Il y a le problème de la maîtrise de l’eau (voir texte) et la grille de clôture. Nous avons beaucoup de difficultés avec la grille qui est pourtant essentielle. D’abord la clôture coûte cher. Il faut 120 à 130 millions pour acquérir la clôture. Si on tient compte du coup d’acquisition de la clôture elle même, plus les poteaux et la main d’œuvre, ça fait 2 millions par kilomètre. Chaque année, nous essayons de faire 100 km. Or, depuis 5 ans, les 100 km par an connaissent des retards importants. Avec la procédure actuelle de la passation des marchées, de l’ARMP, on ne peut dérouler un marché d’achat de clôture en moins de 7 mois. Et pendant ce temps, la pluie, elle, n’attend pas. Et pourtant, nous lançons le processus à partir de mi-janvier début février.

Malgré tout, c’est au cours de l’année que nous arrivons à avancer sur le marché. Et là, c’est à condition qu’il n’y ait pas de difficultés lors de la procédure, puisqu’il peut y avoir un litige. Il se peut qu’il y ait un recours d’un soumissionnaire. Et dans de pareils cas, on reprend tout. C’est aussi une grosse difficulté. Même si on a un budget conséquent, les procédures pour disposer de ce budget et avoir les clôtures nous prennent plus de temps de telle sorte que, souvent, on est en retard par rapport à la date de plantation. Nous nous contentons très souvent des clôtures des années précédentes. 

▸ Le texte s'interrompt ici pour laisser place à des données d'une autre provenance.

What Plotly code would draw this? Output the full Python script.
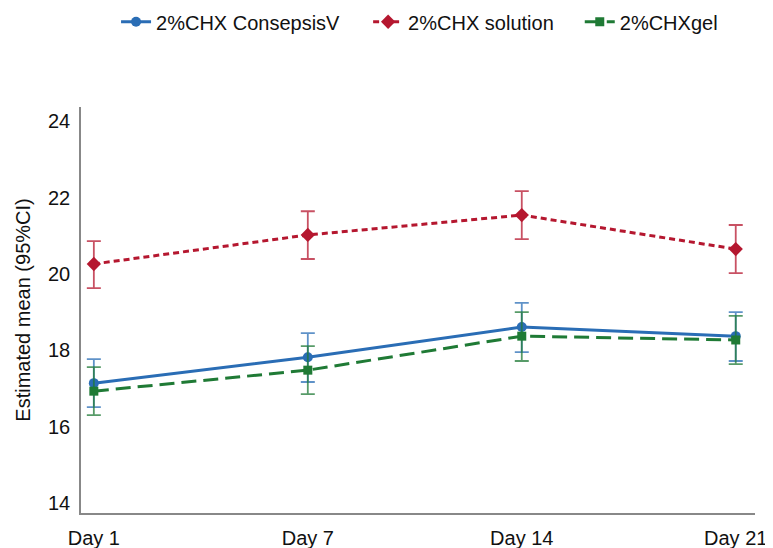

Au début du projet, avez-vous rencontré la résistance des populations ?

La résistance oui mais bizarrement, résistance après action. L’une des résistances que j’ai vécues sur le terrain est que quand nous étions dans la commune de Téssékré où on a eu à faire de belles réalisations, l’une de nos plus grosses parcelles qui fait 1 200 hectares et qui date de 2008 devait être transformée en réserve naturelle, une réserve de faune comme la réserve de Bandia. La population, au départ, était d’accord. Quand les choses ont commencé à se matérialiser, elles se sont senties un peu lésées, se sont rebiffées parce qu’elles ne pouvaient plus y conduire leur bétail. Ce qui a fait qu’à un certain moment, on a dû laisser tomber ce programme. Heureusement, nous avons trouvé un site mieux placé dans la vallée morte du Ferlo dans un village mythique appelé le village de Kouylé Alpha. Nous sommes en train d’installer cette réserve de faune qui, d’ici 5 ans, va pouvoir se comporter comme celle de Bandia.

L’Etat vous alloue un budget de 1 milliard par an. N’est-ce pas trop faible pour un projet aussi ambitieux ?

Mais il faut faire avec ce que l’on a. Nous, à l’Agence, en tenant compte des moyens de l’Etat du Sénégal, je crois que nous ne pouvons que nous en réjouir. Il faut traiter le problème dans un contexte global. Il y a des services qui, peut-être, ont les mêmes ambitions que nous, et peut-être n’ont pas la moitié de ce que nous avons. Par rapport aux efforts de l’Etat, il faut s’en féliciter. Au-delà des budgets de l’Etat, nous sommes en partenariat avec des partenaires techniques et financiers et, avec l’appui de l’Etat, nous sommes en train d’avoir des projets d’accompagnement.